Sufism was a common thread that ran across the contemporaneous weak emperors of the three great Muslim empires.
Poetry, literature, music and the arts are the accoutrements of high culture. All three empires displayed high culture but weak military capability, economics and statesmanship. Their legacy has endured and hence literary culture in Persia and the subcontinent has flourished inspite of western imperialism. Turkish culture was affected by policy decisions of Attaturk or else it would have been largely preserved. Even today Iran and Pakistan create world class poetry and literature but are dependent on the western world for military and economic aid. Statesmanship too escapes this region todate. Shrines, urs and saint following continues unabated.
Direct colonial rule never existed over Persia and Turkey. It ended in the middle of the 20th century for Pakistan and the former Ottoman colonies such as the Arab States. However, neo-imperialism has very much been a painful reality for the Muslim states grappling with their new-found freedom. Muslim imperialism over the Roman and Persian territories conquered circa 700 AD was relatively benign as it left the systems and structures intact. It only exacted a poll tax from conquered territories. Western imperialism destroyed the systems, structures and created proxy rule after independence. The parting shot of our colonial masters was the creation of permanent faultlines through the Sykes Peacot Agreement in the Middle East and with Kashmir in Pakistan-nation states chalked out with tribes divided across territories creating permanent rifts.
Newly independent Muslim states thus inherited dysfunctional systems aimed to perpetuate a subject mindset as well as synthesized local elite with an obvious consequence of vested interests.

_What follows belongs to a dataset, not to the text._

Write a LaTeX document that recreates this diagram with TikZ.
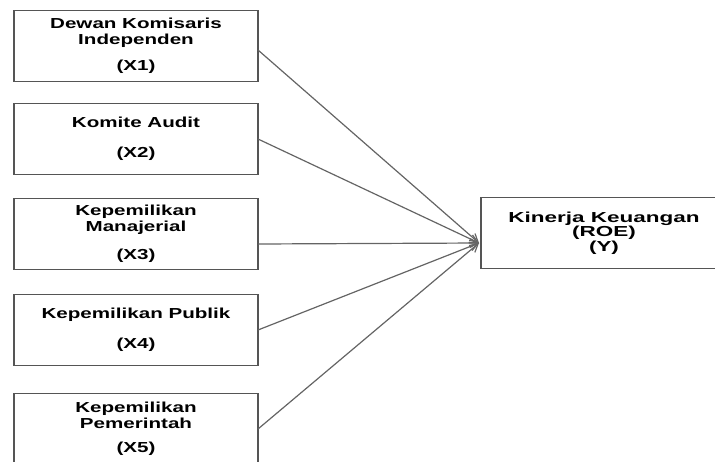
\documentclass[tikz,border=0pt]{standalone}
\usepackage{fontspec}
\newfontfamily\leftfont[FakeStretch=1.42]{Liberation Sans}
\newfontfamily\rightfont[FakeStretch=1.55]{Liberation Sans}
\usetikzlibrary{positioning,arrows.meta}
\definecolor{boxgray}{RGB}{85,85,85}
\definecolor{linegray}{RGB}{100,100,100}

\begin{document}
\begin{tikzpicture}[x=1pt,y=-1pt,
var/.style={rectangle,draw=boxgray,line width=1.3pt,minimum width=244pt,minimum height=71pt,outer sep=0pt,inner sep=0pt,align=center,font=\leftfont\bfseries\fontsize{14.5}{16}\selectfont},
dep/.style={var,minimum width=246pt,font=\rightfont\bfseries\fontsize{14.5}{14.5}\selectfont}]

\tikzset{pathline/.style={-{Straight Barb[length=8pt,width=9pt]}, line width=1.2pt, draw=linegray}}

\useasboundingbox (0,0) rectangle (715,461);
\clip (0,0) rectangle (715,461);

\node[var] (x1) at (136,46) {Dewan Komisaris\\Independen\\[10pt](X1)};
\node[var, below=22pt of x1] (x2) {Komite Audit\\[14pt](X2)};
\node[var, below=24pt of x2] (x3) {Kepemilikan\\Manajerial\\[12pt](X3)};
\node[var, below=25pt of x3] (x4) {Kepemilikan Publik\\[14pt](X4)};
\node[var, below=28pt of x4] (x5) {Kepemilikan\\Pemerintah\\[8pt](X5)};

\node[dep] (y) at (604,233) {Kinerja Keuangan\\(ROE)\\(Y)};
\coordinate (tip) at (479,243);

\draw[pathline] ([yshift=-4pt]x1.east) -- (tip);
\draw[pathline] (x2.east) -- (tip);
\draw[pathline] ([yshift=-10pt]x3.east) -- (tip);
\draw[pathline] (x4.east) -- (tip);
\draw[pathline] (x5.east) -- (tip);

\end{tikzpicture}
\end{document}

During the 1960’s when indigenous intellectuals were non-existent, economic planning was done with the help of USAID-an instrument of neo-imperial agenda. Agricultural revolution included farm input revolution such as hybrid seeds, pesticides and fertilizers, as well as mechanical inputs such as tractors. This paradigm shift in agriculture required greater financial strength to purchase these inputs. Transportation mafias and loan sharks crippled the farmers. Pre-partition Punjab provided food to the entire India but after the 1960’s reforms Pakistan has been food insufficient todate. The agricultural base of our economy was destroyed hence.
Status quo in the form of a weak economy persists due to poor planning, a short term focus and political considerations ruling over long term national interest. In India and the US, think tanks and policy institute shape the direction of economic and social planning, and a change in government does not drastically alter policy. Pakistan lacks any such institutions and plans are employed and abandoned purely on political considerations, unmindful of the consequences.
Our ailments are centuries old. History tells us to get military strong, make good economic plans of widespread growth and to employ religion for ethical conduct to become honest and scrupulous. Without this, we would never break the vicious cycle of humiliation and subjugation.